0

I'm trying to achieve max performance with my Storm setup. I'm sending tens of thousands of messages through Kafka, which would be received by the storm topology.

When I look in Storm UI, I noticed that all the messages are going to a single executor rather than load balanced between all the executors. (see attached screenshot).

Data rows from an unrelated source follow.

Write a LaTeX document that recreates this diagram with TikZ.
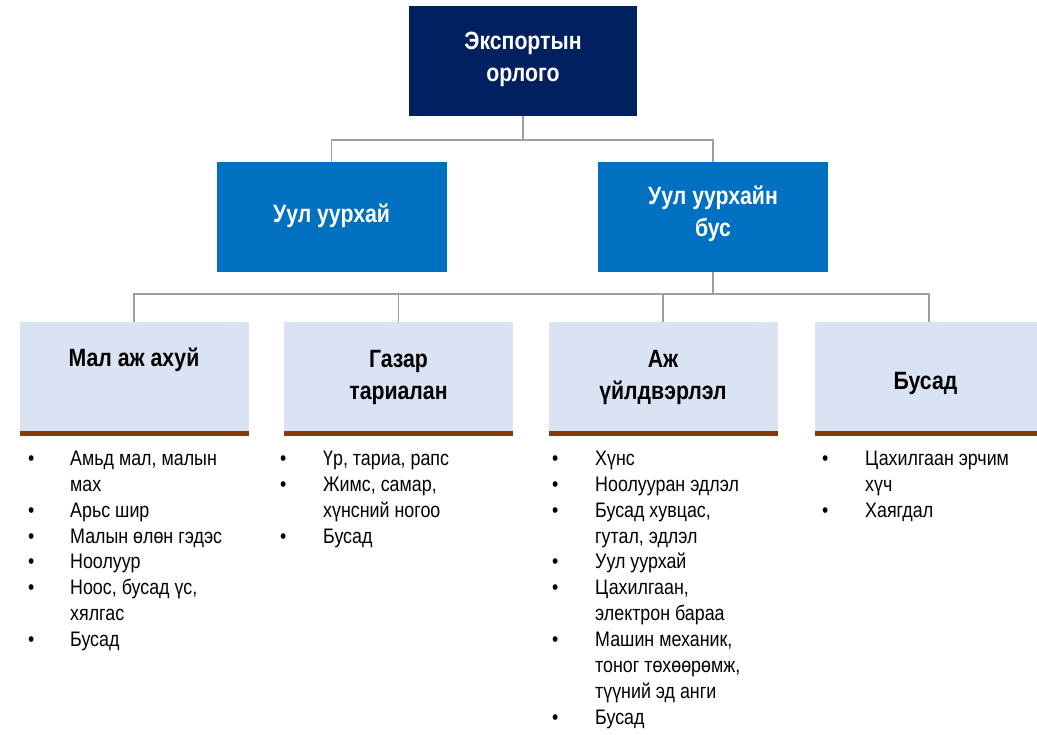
\documentclass[tikz,border=0pt]{standalone}
\usepackage{fontspec}
\setmainfont{Liberation Sans}[FakeStretch=0.85]
\usepackage{array}
\usetikzlibrary{calc}
\definecolor{navy}{HTML}{002060}
\definecolor{midblue}{HTML}{0070C0}
\definecolor{lightbox}{HTML}{DAE3F3}
\definecolor{brownbar}{HTML}{843C0C}
\definecolor{conngray}{HTML}{A0A0A0}
\newcommand{\tlines}[1]{\begin{tabular}[t]{@{}c@{}}#1\end{tabular}}
\newcommand{\blist}[2]{\begin{tabular}[t]{@{}p{#1}@{}l@{}}#2\end{tabular}}
\tikzset{
  boxbase/.style={draw=none, outer sep=0pt, inner sep=0pt},
  topbox/.style={boxbase, fill=navy, minimum width=228, minimum height=110},
  midbox/.style={boxbase, fill=midblue, minimum width=230, minimum height=110},
  lowbox/.style={boxbase, fill=lightbox, minimum width=229, minimum height=114},
  ttl/.style={anchor=base, inner sep=0pt, font=\bfseries\fontsize{25}{32}\selectfont},
  lst/.style={anchor=base west, inner sep=0pt, font=\fontsize{21}{26}\selectfont},
  conn/.style={draw=conngray, line width=1.3pt},
  bar/.style={fill=brownbar}
}
\begin{document}
\begin{tikzpicture}[x=1pt,y=-1pt]
\path[use as bounding box, clip] (0,0) rectangle (1037,735);
\fill[white] (0,0) rectangle (1037,735);
% boxes
\node[topbox] (top) at (523,61) {};
\node[midbox] (l2a) at (331.5,217) {};
\node[midbox] (l2b) at (713,217) {};
\node[lowbox] (m1) at (134,379) {};
\node[lowbox] (m2) at (398.5,379) {};
\node[lowbox] (m3) at (663,379) {};
\node[lowbox] (m4) at (929,379) {};
\foreach \m in {m1,m2,m3,m4}{
  \fill[bar] (\m.south west) rectangle ($(\m.south east)+(0,-5)$);
}
% connectors
\coordinate (j1) at (523,140);
\coordinate (j2) at (713,294);
\draw[conn] (top.south) -- (j1);
\draw[conn] (l2a.north) -- (l2a.north |- j1) -- (l2b.north |- j1) -- (l2b.north);
\draw[conn] (l2b.south) -- (j2);
\draw[conn] (m1.north) -- (m1.north |- j2) -- (m4.north |- j2) -- (m4.north);
\draw[conn] (m2.north) -- (m2.north |- j2);
\draw[conn] (m3.north) -- (m3.north |- j2);
% titles
\node[ttl, text=white] (t0) at (523,50) {\tlines{Экспортын\\орлого}};
\node[ttl, text=white] (t1) at (331.5,223) {\tlines{Уул уурхай}};
\node[ttl, text=white] (t2) at (713,205) {\tlines{Уул уурхайн\\бус}};
\node[ttl, text=black] (t3) at (134,367) {\tlines{Мал аж ахуй}};
\node[ttl, text=black] (t4) at (398.5,368) {\tlines{Газар\\тариалан}};
\node[ttl, text=black] (t5) at (663,368) {\tlines{Аж\\үйлдвэрлэл}};
\node[ttl, text=black] (t6) at (925.5,390) {\tlines{Бусад}};
% bullet lists
\node[lst] (b1) at (28,465) {\blist{42pt}{%
• & Амьд мал,  малын\\
  & мах\\
• & Арьс шир\\
• & Малын өлөн гэдэс\\
• & Ноолуур\\
• & Ноос, бусад үс,\\
  & хялгас\\
• & Бусад}};
\node[lst] (b2) at (280,465) {\blist{43pt}{%
• & Үр, тариа,  рапс\\
• & Жимс, самар,\\
  & хүнсний ногоо\\
• & Бусад}};
\node[lst] (b3) at (552,465) {\blist{43pt}{%
• & Хүнс\\
• & Ноолууран эдлэл\\
• & Бусад хувцас,\\
  & гутал, эдлэл\\
• & Уул уурхай\\
• & Цахилгаан,\\
  & электрон бараа\\
• & Машин механик,\\
  & тоног төхөөрөмж,\\
  & түүний эд анги\\
• & Бусад}};
\node[lst] (b4) at (822,465) {\blist{43pt}{%
• & Цахилгаан эрчим\\
  & хүч\\
• & Хаягдал}};
\end{tikzpicture}
\end{document}
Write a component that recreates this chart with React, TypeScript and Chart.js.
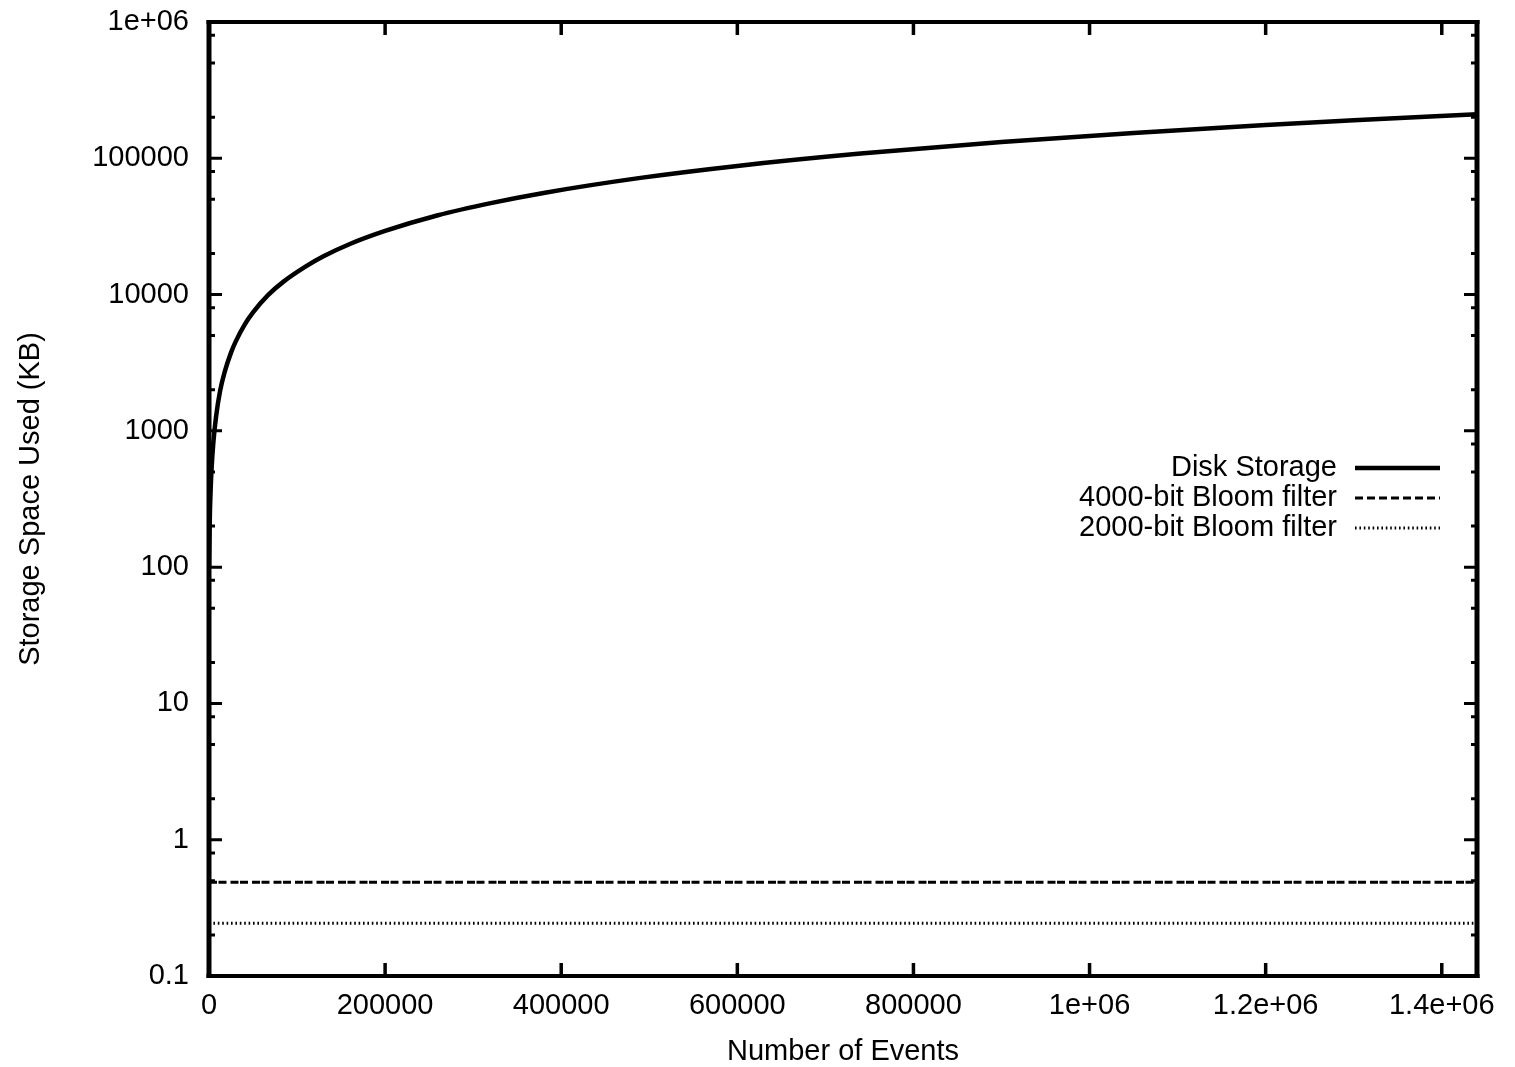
import React, { useEffect, useRef } from "react";
import { Chart, registerables } from "chart.js";

Chart.register(...registerables);

// ---- Data ----
const eventCounts = [
  0, 1000, 2000, 3000, 5000, 8000, 12500, 18000, 25000, 30000, 40000, 50000,
  67000, 85000, 110000, 130000, 160000, 200000, 260000, 320000, 380000, 490000,
  600000, 740000, 900000, 1050000, 1200000, 1300000, 1440000,
];
const diskStorageKB = [
  100, 245, 390, 540, 830, 1270, 1950, 2730, 3750, 4480, 5950, 7400,
  9900, 12500, 16100, 19100, 23500, 29300, 38200, 46900, 55700, 71800,
  87900, 108300, 131600, 153500, 175400, 190000, 210500,
];
const bloomEvents = [0, 1440000];
const bloom4000KB = [0.488, 0.488];
const bloom2000KB = [0.244, 0.244];

const seriesNames = ["Disk Storage", "4000-bit Bloom filter", "2000-bit Bloom filter"];

const xTickValues = [0, 200000, 400000, 600000, 800000, 1000000, 1200000, 1400000];
const xTickLabels = ["0", "200000", "400000", "600000", "800000", "1e+06", "1.2e+06", "1.4e+06"];
const yTickValues = [0.1, 1, 10, 100, 1000, 10000, 100000, 1000000];
const yTickLabels = ["0.1", "1", "10", "100", "1000", "10000", "100000", "1e+06"];
const yMinorMultipliers = [2, 5, 8];

const xTitle = "Number of Events";
const yTitle = "Storage Space Used (KB)";

const FONT = '"Liberation Sans", Arial, Helvetica, sans-serif';
const FONT_SIZE = 29;

const frameAndLegend = {
  id: "frameAndLegend",
  afterDraw(chart: any) {
    const { ctx, chartArea } = chart;
    const { left, right, top, bottom } = chartArea;
    const xs = chart.scales.x;
    const ys = chart.scales.y;
    ctx.save();
    ctx.strokeStyle = "#000";
    ctx.lineCap = "butt";
    ctx.setLineDash([]);

    // x major ticks (bottom & top, inward)
    ctx.lineWidth = 3.5;
    for (const v of xTickValues) {
      const px = xs.getPixelForValue(v);
      ctx.beginPath();
      ctx.moveTo(px, bottom);
      ctx.lineTo(px, bottom - 13);
      ctx.moveTo(px, top);
      ctx.lineTo(px, top + 13);
      ctx.stroke();
    }
    // y major & minor ticks (left & right, inward)
    ctx.lineWidth = 3;
    for (const v of yTickValues) {
      const py = ys.getPixelForValue(v);
      ctx.beginPath();
      ctx.moveTo(left, py);
      ctx.lineTo(left + 13, py);
      ctx.moveTo(right, py);
      ctx.lineTo(right - 13, py);
      ctx.stroke();
      for (const m of yMinorMultipliers) {
        const mv = v * m;
        if (mv >= 1000000) continue;
        const mpy = ys.getPixelForValue(mv);
        ctx.beginPath();
        ctx.moveTo(left, mpy);
        ctx.lineTo(left + 6, mpy);
        ctx.moveTo(right, mpy);
        ctx.lineTo(right - 6, mpy);
        ctx.stroke();
      }
    }

    // frame
    ctx.lineWidth = 4;
    ctx.beginPath();
    ctx.moveTo(left - 2.5, top);
    ctx.lineTo(right + 2.5, top);
    ctx.moveTo(left - 2.5, bottom);
    ctx.lineTo(right + 2.5, bottom);
    ctx.stroke();
    ctx.lineWidth = 5;
    ctx.beginPath();
    ctx.moveTo(left, top - 2);
    ctx.lineTo(left, bottom + 2);
    ctx.moveTo(right, top - 2);
    ctx.lineTo(right, bottom + 2);
    ctx.stroke();

    // axis titles
    ctx.fillStyle = "#000";
    ctx.font = `${FONT_SIZE}px ${FONT}`;
    ctx.textAlign = "center";
    ctx.textBaseline = "middle";
    ctx.fillText(xTitle, 843, 1052);
    ctx.save();
    ctx.translate(31, 499);
    ctx.rotate(-Math.PI / 2);
    ctx.fillText(yTitle, 0, 0);
    ctx.restore();

    // legend (gnuplot style: right-aligned text, line sample to the right)
    const rowY = [468, 498, 528];
    chart.data.datasets.forEach((ds: any, i: number) => {
      const y = rowY[i];
      ctx.textAlign = "right";
      ctx.fillText(ds.label, 1337, y);
      ctx.beginPath();
      ctx.lineWidth = ds.borderWidth;
      ctx.setLineDash(ds.legendDash || []);
      ctx.moveTo(1355, y);
      ctx.lineTo(1440, y);
      ctx.stroke();
    });
    ctx.restore();
  },
};

export default function App() {
  const canvasRef = useRef<HTMLCanvasElement | null>(null);

  useEffect(() => {
    if (!canvasRef.current) return;
    const chart = new Chart(canvasRef.current, {
      type: "line",
      data: {
        datasets: [
          {
            label: seriesNames[0],
            data: eventCounts.map((x, i) => ({ x, y: diskStorageKB[i] })),
            borderColor: "#000",
            borderWidth: 4.5,
            pointRadius: 0,
            cubicInterpolationMode: "monotone",
            fill: false,
          } as any,
          {
            label: seriesNames[1],
            data: bloomEvents.map((x, i) => ({ x, y: bloom4000KB[i] })),
            borderColor: "#000",
            borderWidth: 3,
            borderDash: [8, 1.5, 8, 4],
            legendDash: [8, 4],
            pointRadius: 0,
            fill: false,
          } as any,
          {
            label: seriesNames[2],
            data: bloomEvents.map((x, i) => ({ x, y: bloom2000KB[i] })),
            borderColor: "#000",
            borderWidth: 3,
            borderDash: [1.6, 2.8],
            legendDash: [1.6, 2.8],
            pointRadius: 0,
            fill: false,
          } as any,
        ],
      },
      options: {
        responsive: false,
        animation: false,
        devicePixelRatio: 1,
        parsing: false as any,
        layout: { padding: { left: 0, top: 22, right: 38, bottom: 0 } },
        plugins: {
          legend: { display: false },
          tooltip: { enabled: false },
        },
        scales: {
          x: {
            type: "linear",
            position: "bottom",
            min: 0,
            max: 1440000,
            grid: { display: false, drawTicks: false },
            border: { display: false },
            ticks: {
              autoSkip: false,
              maxRotation: 0,
              padding: 13,
              color: "#000",
              font: { family: FONT, size: FONT_SIZE },
              callback: (v: any) => {
                const i = xTickValues.indexOf(Number(v));
                return i >= 0 ? xTickLabels[i] : "";
              },
            },
            afterBuildTicks: (s: any) => {
              s.ticks = xTickValues.map((value) => ({ value }));
            },
            afterFit: (s: any) => {
              s.height = 91;
              s.paddingLeft = 0;
              s.paddingRight = 0;
              s.paddingTop = 0;
              s.paddingBottom = 0;
            },
          },
          y: {
            type: "logarithmic",
            position: "left",
            min: 0.1,
            max: 1000000,
            grid: { display: false, drawTicks: false },
            border: { display: false },
            ticks: {
              autoSkip: false,
              padding: 20,
              color: "#000",
              font: { family: FONT, size: FONT_SIZE },
              callback: (v: any) => {
                const i = yTickValues.findIndex((t) => Math.abs(t - Number(v)) / t < 1e-6);
                return i >= 0 ? yTickLabels[i] : "";
              },
            },
            afterBuildTicks: (s: any) => {
              s.ticks = yTickValues.map((value) => ({ value }));
            },
            afterFit: (s: any) => {
              s.width = 209;
              s.paddingLeft = 0;
              s.paddingRight = 0;
              s.paddingTop = 0;
              s.paddingBottom = 0;
            },
          },
        },
      },
      plugins: [frameAndLegend],
    });
    return () => chart.destroy();
  }, []);

  return (
    <div style={{ position: "absolute", left: 0, top: 0, width: 1515, height: 1067, background: "#fff" }}>
      <canvas ref={canvasRef} width={1515} height={1067} style={{ display: "block" }} />
    </div>
  );
}
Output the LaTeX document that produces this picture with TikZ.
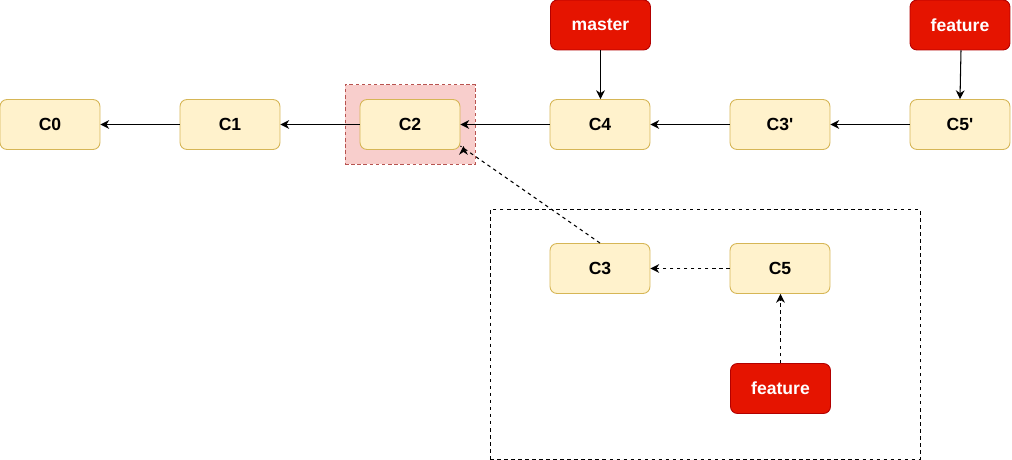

Any reason for this and how can I load balance the Kafka messages?

Storm UI Screenshot

needmorehalp
  • 115
  • 2
  • 9
  • You need to provide more information about your Storm topology, and how you're reading from Kafka via Storm's Kafka spout. For example, how many partitions does your Kafka input topic have? And what is the parallelism setting of your Kafka spout in Storm? And, after the spout, what bolts have you configured, and what parallelism setting and stream groupings (like random shuffling, which would be helpful for load balancing) are you using for these bolts? – miguno Jul 11 '16 at 07:41
  • @miguno My storm topology is pretty simple right now, it takes the kafka spout and sends it to Hbase for persistence. The topic i created has 3 partitions with parallelism of 3. The topology has a total of 3 workers as well. The bolt for Hbase i'm using has a parallelism hint of 10 and is using shuffle grouping. – needmorehalp Jul 11 '16 at 18:23
  • Can you test it with parallelism 1. What does it say? – Aftab Jul 13 '16 at 14:05
  • The maximum parallelism you can have on a KafkaSpout is the number of partitions. possible duplicate of http://stackoverflow.com/questions/18267834/storm-kafka-multiple-spouts-how-to-share-the-load – Somnath Sarode Jul 13 '16 at 14:58

1 Answers1

1

Since you have 3 partitions, try creating the Kafka Spout with a parallelism hint of 3 and HBase Bolt with a parallelism hint of 3. Use Partial Key grouping in the HBase Bolt to load balance the messages between the bolts on the basis of a key.

Daniccan
  • 2,755
  • 1
  • 18
  • 27